Zudem verpflichtet sich VW do Brasil, in mindestens zwei großen Tageszeitungen des Bundesstaats São Paulo eine Erklärung zu seiner Zusammenarbeit mit den Organen der Militärdiktatur abzudrucken.

Volkswagen ist damit die erste Firma, die in Brasilien historische Verantwortung für die Kollaboration mit der Diktatur übernimmt.

In diesem Kampf geht es aber nicht nur um Entschädigungen, sondern auch um Wahrheit und historische Gerechtigkeit. Und es gibt neben viel Zustimmung zur jetzt erfolgten Einigung auch Kritik.

Geäußert hat diese das gewerkschaftsnahe Forschungsinstitut IIEP (Intercâmbio, Informações, Estudos e Pesquisas) zusammen mit bekannten Menschenrechtsverteidigern.

Es war vor allem das IIEP, das 2015 gemeinsam mit dem betroffene Arbeiter, alle Gewerkschaftsdachverbände und mehrere Persönlichkeiten der Menschenrechtsverteidigung umfassenden "Arbeiterforums für Wahrheit, Gerechtigkeit und Wiedergutmachung" die Anzeige mit umfangreicher Daten- und Aktendurchforschung bei der Staatsanwaltschaft eingereicht und somit den ganzen Prozess überhaupt in die Wege geleitet und den Grundstein für die jetzt erzielte außergerichtliche Einigung gelegt hatten.

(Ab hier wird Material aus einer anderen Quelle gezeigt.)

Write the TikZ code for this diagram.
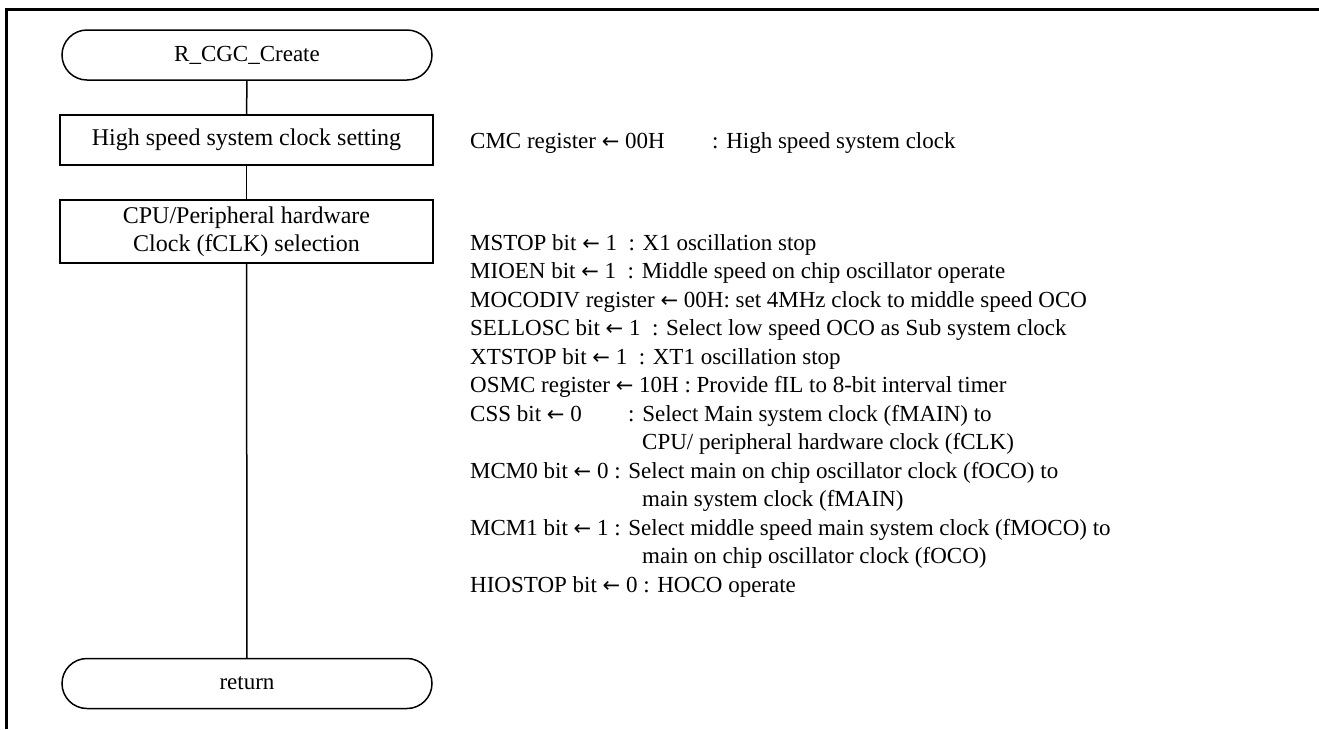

Die Kritik bezieht sich auf mehrere Punkte:

- Zwar sei die Einigung für betroffenen Arbeiter und deren Angehörige ein Erfolg. Wer aber vergessen wurde, seien "die Sklavenarbeiter der VW-Fazenda in Paŕa, Rio Cristalino".

- Die gerechtfertigten individuellen Entschädigungen erfolgen als "good will" ohne Schuldeingeständnis. Es sei zu bezweifeln, dass VW in seiner öffentlichen Klärung die nicht haltbare "Einzeltäterthese" endlich revidiert. Entsprechend kritisch sieht das IIEP der Stellungnahme des Konzerns in den großen Tageszeitungen entgegen.

- Die Forderung nach einem Erinnerungsort für die Kämpfe der Arbeiter gegen die Militärdiktatur und gegen die Kollaboration von VW do Brasil mit den Repressionsorganen (Espaço de Memória dos Trabalhadores) ist zusammengeschrumpft auf einen Raum in dem Museum, das bereits seit Jahren im Bau ist und zu dessen Fertigstellung die Gelder von VW verwendet werden. Dabei hatten die verschiedenen Menschenrechtsgruppen mit der Stadt bereits einen geeigneten Erinnerungsort ausgewählt, der nun aber, ohne die Gelder aus dem VW-Topf, nicht realisierbar sein wird.

- Ein Viertel der Gesamtsumme soll an den landesstaatlichen Fonds zur Verteidigung und Wiedergutmachung verschiedener Rechte von São Paulo und an den Bundesfonds "Fundo de Defesa de Direitos Difusos" gehen. Letzterer ist direkt dem Justizministerium unterstellt, hier wird eine potentielle Einflussnahme von Präsident Jair Bolsonaro und seinen Gefolgsleuten befürchtet.

Adriano Diogo – einer derjenigen, die die 2015 die Klage gegen VW do Brasil bei der Bundesstaatsanwaltschaft in Brasilien eingereicht hatten – kritisiert ebenfalls deutlich: "Die Geschichte verschwindet in diesem Deal", so der vormalige Präsident der Wahrheitskommission des Bundesstaates von São Paulo.

"Volkswagen geht es um sein Image und sein Marketing. Die zu leistenden Spenden werden von dem Unternehmen als Wohltat und nicht wie eine Wiedergutmachung für seine Komplizenschaft mit der Diktatur dargestellt. So gesehen kommt Volkswagen sauber aus der Sache raus", erklärten die an dem Fall seit September 2015 beteiligten Menschenrechtsgruppen gegenüber der Presse.

Für die beiden wichtigsten Zeugen, die aus eigener Erfahrung von der Folter berichteten, zu der VW Beihilfe leistete, Heinrich Plagge und Lúcio Bellentani, kommt die Einigung zudem zu spät: Sie sind vor zwei beziehungsweise einem Jahr verstorben.